Barclays Chairman Marcus Agius also resigned, preceded by Chief Operating Officer, Jerry del Missier, who had admitted to the parliamentary inquiry that manipulation had taken place but, in a novel defence, claimed Paul Tucker, the Deputy Governor of the Bank of England, had encouraged him to do it. Tucker denied this, but the controversy subsequently stymied his chances of replacing Sir Mervyn King as the Governor.

Deputy BoE Governor Paul Tucker denied telling Diamond to rig the LIBOR.

Enter the emails

In reporting its fine for Barclays, the FSA documented numerous emails and phone calls from Barclays traders to submitters requesting low or high submissions should be made (depending on the need to raise or lower rates).

One egregious example sums up the casual way that business was conducted. In 2006, a Barclays trader received an email from an external trader requesting a lower submission on 3 months USD LIBOR, “If it comes in unchanged I’m a dead man”. Later in the day, obviously happy, the external trader emailed, “Dude. I owe you big time! Come over one day after work and I’m opening a bottle of Bollinger”.

Potentially many hundreds of thousands of loans were made at rates that were too high and as a result businesses and borrowers may have paid millions - even billions - too much for their loans. All the while, the banks involved reported billions in profits and gave millions in bonuses to individual traders.

What next?

In September this year, Martin Wheatley, soon to be head of the new UK Financial Conduct Authority (FCA) published a report into the LIBOR scandal. The report concluded the current system should remain substantially unchanged but with additional regulations put in place and new criminal sanctions be introduced for market manipulation. The report also recommended the LIBOR process be taken away from the BBA.
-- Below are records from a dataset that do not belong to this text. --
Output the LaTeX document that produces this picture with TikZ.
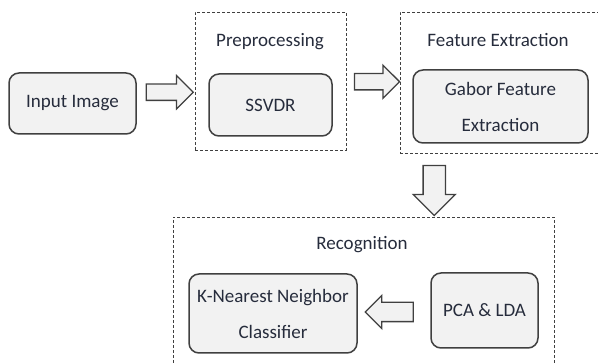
\documentclass[tikz,border=0pt]{standalone}
\usepackage{fontspec}
\setmainfont{Carlito}
\usetikzlibrary{shapes.arrows,calc,positioning}
\definecolor{txt}{RGB}{38,44,60}
\definecolor{boxfill}{RGB}{242,242,242}
\definecolor{edge}{RGB}{64,64,64}

\begin{document}
\begin{tikzpicture}[x=1pt,y=-1pt,
    font=\fontsize{19}{36}\selectfont,text=txt,
    block/.style={draw=edge,line width=1.5pt,fill=boxfill,rounded corners=10pt,align=center,inner sep=0pt},
    stage/.style={draw=edge,line width=0.9pt,dash pattern=on 3pt off 2pt,inner sep=0pt},
    fatarrow/.style={single arrow,draw=edge,line width=1.3pt,fill=boxfill,inner xsep=0pt,single arrow head indent=0pt}]
  \useasboundingbox (0,0) rectangle (598,363);

  % stages
  \node[stage,minimum width=151,minimum height=138] (prep) at (270.5,81) {};
  \node[stage,minimum width=202,minimum height=141] (feat) at (501,82.5) {};
  \node[stage,minimum width=381,minimum height=150] (recog) at (363.5,292) {};
  \node (preplbl) at (270,42) {Preprocessing};
  \node (featlbl) at (498,40) {Feature Extraction};
  \node (recoglbl) at (362,245) {Recognition};

  % blocks
  \node[block,minimum width=127,minimum height=61] (inp) at (72.5,103.5) {Input Image};
  \node[block,minimum width=123,minimum height=62] (ssvdr) at (270.5,105) {SSVDR};
  \node[block,minimum width=175,minimum height=73] (gabor) at (500.5,106.5) {Gabor Feature\\Extraction};
  \node[block,minimum width=107,minimum height=75] (pca) at (484.5,310.5) {PCA \& LDA};
  \node[block,minimum width=168,minimum height=79] (knn) at (273,313.5) {K-Nearest Neighbor\\Classifier};

  % block arrows
  \node[fatarrow,minimum height=47,inner ysep=7.5pt,single arrow head extend=8.5pt]
    (a1) at ($(inp.east)!0.5!(prep.west)$) {};
  \node[fatarrow,minimum height=45,inner ysep=7.5pt,single arrow head extend=8.5pt]
    (a2) at ($(prep.east)!0.5!(feat.west)$) {};
  \node[fatarrow,shape border rotate=270,minimum height=50,inner ysep=0pt,inner xsep=10.5pt,single arrow head extend=10pt,xshift=2pt]
    (a3) at ($(feat.south)!0.5!(recog.north)$ -| gabor.south) {};
  \node[fatarrow,shape border rotate=180,minimum height=48,inner ysep=9pt,single arrow head extend=7pt]
    (a4) at ($(knn.east)!0.5!(pca.west)$) {};
\end{tikzpicture}
\end{document}
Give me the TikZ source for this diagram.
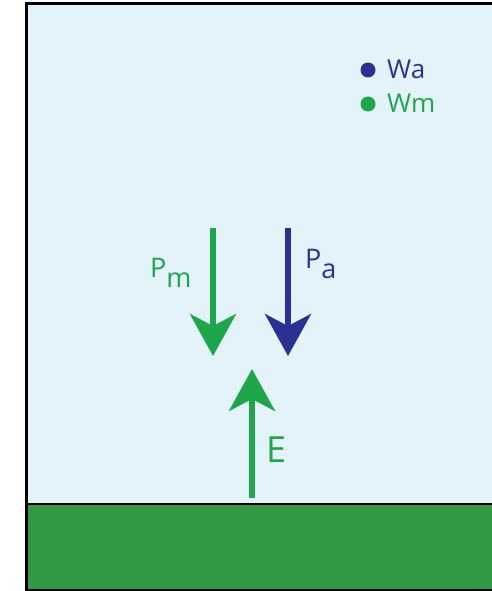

Along with the GFC, PPI scandal and money laundering outrages, the LIBOR scandal is yet another example of the banking industry breaching the trust placed in it by its customers and the general public. The Economist - not usually known for biting the financial hand that feeds it - calls the LIBOR scandal the “rotten heart of finance”.

When the trust we hold in our banks breaks down, we have no option but to ask our politicians to reinstitute the integrity of the banking system. We await their response.